For automatically starting hostapd, enable the hostapd.service.

Network configuration

There are two basic ways for implementing this:

  1. bridge: create a network bridge on your computer (wireless clients will appear to access the same network interface and the same subnet that's used by your computer)
  2. NAT: with IP forwarding/masquerading and DHCP service (wireless clients will use a dedicated subnet, data from/to that subnet is NAT-ted -- similar to a normal WiFi router that's connected to your DSL or cable modem)

The bridge approach is more simple, but it requires that any service that's needed by your wireless clients (like, DHCP) is available on your computers external interface. That means it will not work if you have a dialup connection (e.g., via PPPoE or a 3G modem) or if you're using a cable modem that will supply exactly one IP address to you via DHCP.

The NAT aproach is more versatile, as it clearly separates wifi clients from your computer and it's completely transparent to the outside world. It will work with any kind of network connection, and (if needed) you can introduce traffic policies using the usual iptables approach.

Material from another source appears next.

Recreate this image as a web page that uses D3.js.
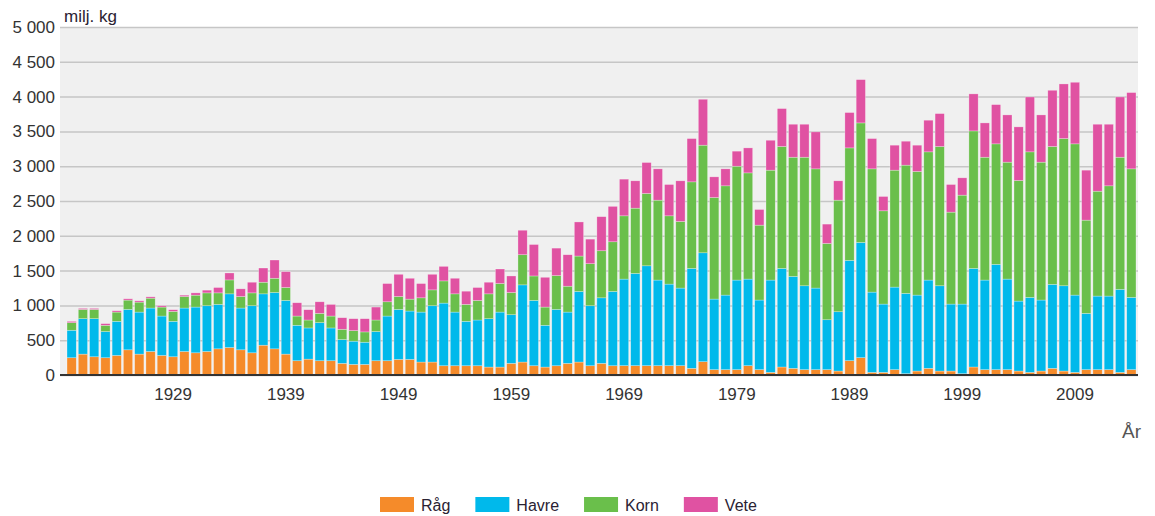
<!DOCTYPE html>
<html>
<head>
<meta charset="utf-8">
<script src="https://cdn.jsdelivr.net/npm/d3@7"></script>
<style>
  body { margin: 0; background: #fff; }
  svg { display: block; font-family: "Liberation Sans", Arial, sans-serif; }
</style>
</head>
<body>
<svg id="chart"></svg>
<script>
// år 1920–2014
const years = d3.range(1920, 2015);

// miljoner kg per gröda
const rag = [
  248, 300, 262, 248, 281, 362, 300, 338, 281, 262,
  338, 319, 338, 376, 395, 362, 319, 428, 376, 300,
  205, 228, 205, 205, 167, 152, 152, 205, 205, 224,
  224, 186, 186, 133, 133, 133, 133, 114, 114, 167,
  186, 133, 114, 133, 167, 186, 133, 167, 133, 134,
  134, 134, 134, 134, 134, 96, 191, 77, 77, 77,
  134, 77, 38, 115, 96, 77, 77, 77, 57, 206,
  249, 38, 38, 77, 19, 57, 96, 57, 57, 19,
  115, 77, 77, 77, 57, 38, 57, 96, 57, 38,
  77, 77, 77, 38, 77
];
const havre = [
  395, 509, 547, 376, 490, 580, 604, 624, 566, 509,
  624, 657, 657, 638, 771, 600, 676, 738, 809, 771,
  509, 448, 547, 471, 342, 334, 319, 419, 642, 718,
  695, 718, 809, 900, 771, 638, 657, 695, 790, 699,
  1109, 938, 600, 809, 737, 1014, 862, 942, 1067, 1244,
  1325, 1435, 1230, 1172, 1115, 1435, 1565, 1014, 1071, 1287,
  1244, 1000, 1326, 1416, 1320, 1205, 1172, 717, 852, 1440,
  1655, 1153, 981, 1186, 1153, 1091, 1268, 1225, 962, 1000,
  1416, 1287, 1512, 1301, 1005, 1077, 1020, 1206, 1225, 1110,
  808, 1057, 1057, 1192, 1038
];
const korn = [
  109, 133, 133, 90, 133, 134, 143, 142, 129, 143,
  166, 171, 185, 166, 200, 166, 185, 167, 205, 186,
  133, 114, 133, 171, 148, 152, 148, 166, 205, 186,
  171, 205, 228, 319, 262, 243, 281, 357, 410, 319,
  433, 352, 262, 486, 372, 509, 604, 676, 714, 909,
  938, 1039, 1148, 981, 957, 1244, 1546, 1459, 1570, 1636,
  1526, 1076, 1579, 1752, 1713, 1847, 1713, 1096, 1603, 1617,
  1718, 1771, 1340, 1680, 1843, 1776, 1842, 2001, 1321, 1565,
  1976, 1765, 1732, 1680, 1732, 2091, 1981, 1981, 2115, 2173,
  1340, 1507, 1584, 1899, 1847
];
const vete = [
  19, 15, 15, 24, 19, 19, 19, 19, 19, 24,
  19, 33, 39, 77, 100, 110, 153, 204, 262, 228,
  191, 148, 167, 167, 166, 171, 190, 186, 262, 319,
  300, 205, 224, 209, 224, 190, 186, 167, 209, 238,
  352, 452, 428, 395, 452, 490, 353, 490, 509, 527,
  393, 445, 450, 450, 584, 622, 660, 297, 244, 216,
  359, 225, 430, 545, 474, 474, 531, 278, 278, 508,
  622, 435, 206, 359, 344, 378, 455, 473, 397, 249,
  532, 493, 564, 679, 771, 789, 679, 808, 785, 885,
  718, 962, 885, 866, 1096
];

const seriesNames = ["Råg", "Havre", "Korn", "Vete"];
const seriesColors = ["#f58b2a", "#00b9eb", "#6abf4b", "#e052a2"];
const yTicks = [0, 500, 1000, 1500, 2000, 2500, 3000, 3500, 4000, 4500, 5000];
const xTickYears = [1929, 1939, 1949, 1959, 1969, 1979, 1989, 1999, 2009];

const width = 1155;
const height = 516;
const plot = { left: 60, right: 1138, top: 27, bottom: 375 };

const svg = d3.select("#chart").attr("width", width).attr("height", height);

const rows = years.map((y, i) => ({
  year: y, "Råg": rag[i], "Havre": havre[i], "Korn": korn[i], "Vete": vete[i]
}));
const stacked = d3.stack().keys(seriesNames)(rows);

const x = d3.scaleBand()
  .domain(years)
  .range([66, 1137])
  .paddingInner(0.18)
  .paddingOuter(0.09);

const y = d3.scaleLinear()
  .domain([0, 5000])
  .range([plot.bottom, plot.top]);

const color = d3.scaleOrdinal().domain(seriesNames).range(seriesColors);

// plot background
svg.append("rect")
  .attr("x", plot.left)
  .attr("y", plot.top)
  .attr("width", plot.right - plot.left)
  .attr("height", plot.bottom - plot.top)
  .attr("fill", "#f0f0f0");

// y axis with gridlines
const yAxis = svg.append("g")
  .attr("transform", `translate(${plot.left},0)`)
  .call(d3.axisLeft(y).tickValues(yTicks).tickSize(-(plot.right - plot.left)).tickPadding(5)
    .tickFormat(v => d3.format(",")(v).replace(",", " ")));
yAxis.select(".domain").remove();
yAxis.selectAll(".tick line").attr("stroke", "#c6c6c6").attr("stroke-width", 1.5);
yAxis.selectAll(".tick text")
  .attr("fill", "#333")
  .style("font-size", "17px");

// bars
svg.append("g")
  .selectAll("g")
  .data(stacked)
  .join("g")
  .attr("fill", d => color(d.key))
  .selectAll("rect")
  .data(d => d)
  .join("rect")
  .attr("x", d => x(d.data.year))
  .attr("y", d => y(d[1]))
  .attr("width", x.bandwidth())
  .attr("height", d => y(d[0]) - y(d[1]))
  .attr("stroke", "rgba(255,255,255,0.45)")
  .attr("stroke-width", 0.6);

// x axis
const xAxis = svg.append("g")
  .attr("transform", `translate(0,${plot.bottom})`)
  .call(d3.axisBottom(x).tickValues(xTickYears).tickSize(0).tickPadding(13));
xAxis.select(".domain").remove();
xAxis.selectAll(".tick text")
  .attr("fill", "#333")
  .style("font-size", "17px");

svg.append("line")
  .attr("x1", plot.left)
  .attr("x2", plot.right)
  .attr("y1", plot.bottom)
  .attr("y2", plot.bottom)
  .attr("stroke", "#333")
  .attr("stroke-width", 2);

// axis titles
svg.append("text")
  .attr("x", 64)
  .attr("y", 22)
  .attr("fill", "#2a2233")
  .style("font-size", "17px")
  .text("milj. kg");

svg.append("text")
  .attr("x", 1141)
  .attr("y", 438)
  .attr("text-anchor", "end")
  .attr("fill", "#555")
  .style("font-size", "19px")
  .text("År");

// legend
const legend = svg.append("g").attr("transform", "translate(380,497)");
let lx = 0;
seriesNames.forEach((name, i) => {
  const item = legend.append("g").attr("transform", `translate(${lx},0)`);
  item.append("rect")
    .attr("width", 34)
    .attr("height", 15)
    .attr("fill", seriesColors[i]);
  const t = item.append("text")
    .attr("x", 41)
    .attr("y", 14)
    .attr("fill", "#2a2233")
    .style("font-size", "16px")
    .text(name);
  lx += 41 + t.node().getComputedTextLength() + 25;
});
</script>
</body>
</html>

Of course, is possible to combine both things. For that, studying both articles would be necessary. (Example: Like having a bridge that contains both an ethernet device and the wireless device with an static ip, offering DHCP and setting NAT configured to relay the traffic to an additional network device - that can be ppp or eth)

Bridge Setup

See Bridge with netcfg for details.

Note that, you should not add the wireless device (like wlan0) to the bridge; hostapd will add it on its own.

NAT Setup

See Internet Share for details.

On that article, the device connected to the lan is net0. That device would be in this case your wireless device (which probably is wlan0).

Troubleshooting

WLAN is very slow

This could be caused by low entropy. Consider installing haveged.